なお、和食以前にリスト登録されている食文化として、 地中海料理、フランスの美食術などが挙げられます。

<出典>
特集1 ユネスコ無形文化遺産への登録が決定!大切に伝えたい。わたしたちの「和食(washoku)」(1)/ 農林水産省
ユネスコ無形文化遺産に登録された本当の理由 / 熊倉功夫 / 和食の真髄 巻頭インタビュー / (株)ヤクルト本社 ヘルシスト 226号  

ホーカーセンター無形文化遺産登録によるメリット

商業利用を主目的とした文化遺産登録はNGですが、フードビジネスへの経済波及効果は当然大きいでしょう。観光客向けにも、「ユネスコ公認の文化」としてホーカーセンターを紹介できればローカルフードのイメージアップにつながるのではないでしょうか。

ホーカーセンター無形文化遺産登録によるデメリット

まず、ユネスコの遺産に登録されると「文化の継承と保護」が必須になります。文化遺産の登録・保全には「真正性」、つまりその遺産が本来の価値を継承していることが重要になります。最近出始めたピカピカに改装されたホーカーや、日本のラーメンやクラフトビールを提供するホーカーも伝統的な価値を継承しているのか?ホーカーセンターのあるべき姿とは何か、改めて定義し考え直す必要があるでしょう。

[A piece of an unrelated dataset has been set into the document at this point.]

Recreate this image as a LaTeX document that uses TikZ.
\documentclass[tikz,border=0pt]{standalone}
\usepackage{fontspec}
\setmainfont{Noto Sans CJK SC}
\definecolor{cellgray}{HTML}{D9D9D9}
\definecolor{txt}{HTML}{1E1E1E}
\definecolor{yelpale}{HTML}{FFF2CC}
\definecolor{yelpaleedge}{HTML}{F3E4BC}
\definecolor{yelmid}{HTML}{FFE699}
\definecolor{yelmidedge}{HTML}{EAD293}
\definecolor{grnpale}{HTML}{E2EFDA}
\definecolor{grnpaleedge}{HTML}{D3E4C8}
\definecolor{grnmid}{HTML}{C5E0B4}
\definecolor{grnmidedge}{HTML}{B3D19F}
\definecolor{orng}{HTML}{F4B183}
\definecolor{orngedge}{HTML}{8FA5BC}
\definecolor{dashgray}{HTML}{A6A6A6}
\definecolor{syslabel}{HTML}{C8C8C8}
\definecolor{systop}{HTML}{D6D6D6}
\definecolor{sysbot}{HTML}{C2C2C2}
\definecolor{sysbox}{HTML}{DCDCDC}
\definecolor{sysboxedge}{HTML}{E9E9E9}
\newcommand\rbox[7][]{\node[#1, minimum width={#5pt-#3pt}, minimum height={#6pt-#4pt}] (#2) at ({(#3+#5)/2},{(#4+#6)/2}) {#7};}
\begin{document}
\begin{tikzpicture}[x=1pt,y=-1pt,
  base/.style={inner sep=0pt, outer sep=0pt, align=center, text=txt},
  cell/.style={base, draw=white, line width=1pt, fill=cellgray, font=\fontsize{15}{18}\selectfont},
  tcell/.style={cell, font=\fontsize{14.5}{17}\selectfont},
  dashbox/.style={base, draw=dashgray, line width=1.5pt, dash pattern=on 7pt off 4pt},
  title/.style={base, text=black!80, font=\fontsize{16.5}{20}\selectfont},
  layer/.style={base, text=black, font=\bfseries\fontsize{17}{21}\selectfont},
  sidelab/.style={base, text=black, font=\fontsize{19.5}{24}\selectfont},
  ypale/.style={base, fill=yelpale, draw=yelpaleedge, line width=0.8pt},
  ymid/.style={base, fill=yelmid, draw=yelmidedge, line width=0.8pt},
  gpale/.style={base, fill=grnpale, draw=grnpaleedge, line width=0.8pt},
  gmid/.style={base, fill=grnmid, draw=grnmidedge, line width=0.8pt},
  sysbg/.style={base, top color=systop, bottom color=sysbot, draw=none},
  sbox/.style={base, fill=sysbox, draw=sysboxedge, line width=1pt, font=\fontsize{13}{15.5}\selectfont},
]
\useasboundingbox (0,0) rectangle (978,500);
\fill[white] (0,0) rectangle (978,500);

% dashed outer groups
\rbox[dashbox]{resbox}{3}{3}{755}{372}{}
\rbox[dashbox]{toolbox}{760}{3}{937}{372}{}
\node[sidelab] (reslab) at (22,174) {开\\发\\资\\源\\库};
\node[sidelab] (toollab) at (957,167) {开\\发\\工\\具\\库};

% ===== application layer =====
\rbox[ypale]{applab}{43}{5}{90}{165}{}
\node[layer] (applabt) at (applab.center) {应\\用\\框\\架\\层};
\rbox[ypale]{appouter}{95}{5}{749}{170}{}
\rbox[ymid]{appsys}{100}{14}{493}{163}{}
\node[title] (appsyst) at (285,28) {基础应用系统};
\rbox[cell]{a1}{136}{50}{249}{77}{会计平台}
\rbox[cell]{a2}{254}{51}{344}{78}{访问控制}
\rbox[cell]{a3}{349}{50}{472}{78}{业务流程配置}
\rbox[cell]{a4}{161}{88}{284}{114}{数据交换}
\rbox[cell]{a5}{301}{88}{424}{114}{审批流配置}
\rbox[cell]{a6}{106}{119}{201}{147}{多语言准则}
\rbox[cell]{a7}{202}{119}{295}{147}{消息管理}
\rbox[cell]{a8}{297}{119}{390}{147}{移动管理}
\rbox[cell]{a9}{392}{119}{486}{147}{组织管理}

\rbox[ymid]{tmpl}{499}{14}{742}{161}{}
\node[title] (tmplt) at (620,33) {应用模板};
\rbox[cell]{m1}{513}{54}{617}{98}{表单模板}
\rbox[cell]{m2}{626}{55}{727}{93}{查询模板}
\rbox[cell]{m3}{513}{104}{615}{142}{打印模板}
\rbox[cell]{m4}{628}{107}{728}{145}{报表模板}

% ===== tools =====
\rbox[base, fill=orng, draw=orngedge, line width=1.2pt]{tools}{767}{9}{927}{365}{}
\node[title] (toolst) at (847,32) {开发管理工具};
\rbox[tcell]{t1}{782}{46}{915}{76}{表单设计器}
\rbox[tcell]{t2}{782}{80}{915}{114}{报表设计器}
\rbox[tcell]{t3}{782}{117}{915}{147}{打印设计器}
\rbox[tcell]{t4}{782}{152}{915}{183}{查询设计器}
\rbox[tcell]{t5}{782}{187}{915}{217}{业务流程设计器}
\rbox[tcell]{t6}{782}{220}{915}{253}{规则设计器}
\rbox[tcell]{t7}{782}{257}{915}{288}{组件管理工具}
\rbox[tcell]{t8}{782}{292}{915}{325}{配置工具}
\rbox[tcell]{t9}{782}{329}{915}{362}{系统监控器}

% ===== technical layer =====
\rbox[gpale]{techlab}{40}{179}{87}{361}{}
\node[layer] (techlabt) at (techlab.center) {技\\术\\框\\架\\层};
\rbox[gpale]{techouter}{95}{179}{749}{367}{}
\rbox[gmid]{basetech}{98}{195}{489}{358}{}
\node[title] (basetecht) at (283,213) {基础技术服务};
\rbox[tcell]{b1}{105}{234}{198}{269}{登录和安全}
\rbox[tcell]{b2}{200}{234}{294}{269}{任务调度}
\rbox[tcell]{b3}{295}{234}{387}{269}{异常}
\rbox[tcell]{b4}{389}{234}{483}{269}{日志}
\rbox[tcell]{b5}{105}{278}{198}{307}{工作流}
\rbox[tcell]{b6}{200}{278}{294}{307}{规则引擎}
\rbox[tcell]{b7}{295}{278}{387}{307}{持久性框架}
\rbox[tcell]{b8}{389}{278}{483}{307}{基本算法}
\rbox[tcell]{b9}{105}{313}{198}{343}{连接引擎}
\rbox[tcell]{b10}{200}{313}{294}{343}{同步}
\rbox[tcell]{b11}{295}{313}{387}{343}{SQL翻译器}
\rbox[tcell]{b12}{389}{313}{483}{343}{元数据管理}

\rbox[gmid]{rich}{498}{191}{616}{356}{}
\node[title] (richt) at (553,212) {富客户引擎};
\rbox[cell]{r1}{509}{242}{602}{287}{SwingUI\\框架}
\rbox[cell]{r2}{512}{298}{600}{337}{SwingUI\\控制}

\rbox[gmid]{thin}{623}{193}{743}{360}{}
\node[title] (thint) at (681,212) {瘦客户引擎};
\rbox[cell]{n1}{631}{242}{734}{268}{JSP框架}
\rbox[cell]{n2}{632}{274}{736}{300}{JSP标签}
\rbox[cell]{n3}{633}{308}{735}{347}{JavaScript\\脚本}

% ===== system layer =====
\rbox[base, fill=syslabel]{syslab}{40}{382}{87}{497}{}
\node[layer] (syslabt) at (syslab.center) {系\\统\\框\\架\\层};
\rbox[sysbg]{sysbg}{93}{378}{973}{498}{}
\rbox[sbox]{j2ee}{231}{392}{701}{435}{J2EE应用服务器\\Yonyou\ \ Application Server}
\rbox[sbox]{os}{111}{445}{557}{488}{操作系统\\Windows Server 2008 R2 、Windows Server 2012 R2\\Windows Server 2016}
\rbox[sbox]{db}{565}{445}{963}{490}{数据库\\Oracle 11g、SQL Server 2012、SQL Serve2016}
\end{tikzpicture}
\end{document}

さらに、料理人の高齢化と、少子化による後継者不足も、度々現地メディアで不安材料として取り上げられています。ホーカーで働くのは暑い中での体力勝負なので、若い世代でのなり手希望が減っているのだとか。

では人手不足を補うために外国人労働者を受け入れるのかというと、自国の料理の伝統が損なわれてしまう…と懸念する声も耳にします。そうした不安をいち早く消そうとしたのが隣国マレーシア。今年の政権交代直後にローカルフード料理人の外国人雇用規制導入を発表したところ、雇用確保の観点や人件費高騰への懸念、さらには味が落ちるからと反対意見が続出。確かに、地元出身だからといって、必ずしも地元の料理を美味しく作れるとは限らない。

そのうえ、いざホーカーセンター登録決定となったら、周辺の国々が黙っていないと思います。類似する屋台街は他の国にも数多くあり、マレーシアのmamak、インドネシアのkaki limaやwarung、それぞれにシンガポール同様、自国文化として誇りを持っています。シンガポールだけ文化遺産として権威を持つのはどうなの?と思われてしまうのでは。
文化遺産の登録は、必要な条件を揃えてさっさと提出した者勝ちな側面もあります。そう考えると、先手を打ったシンガポールはさすがと言える。

と思ったら、やっぱりマレーシア人料理人から批判のコメントが出てました。「フードファイト」の火蓋が切って落とされる、かも。
Singapore's hawker culture move starts food fight with Malaysia [The Straits Times, Aug 23, 2018]

みんなが平和においしいご飯を食べられれば、それでいいかな

私としては、おいしいホッケンミーやキャロットケーキをあのムワッとした賑やかな空間で今まで通りに食べ続けることができれば何の問題もないのですが…。せっかく名乗りを挙げたからには登録目指して頑張ってほしいですし、シンガポールなら戦略的に登録まで持っていけると確信しています。今後のシンガポールの動きに注目していこうと思います。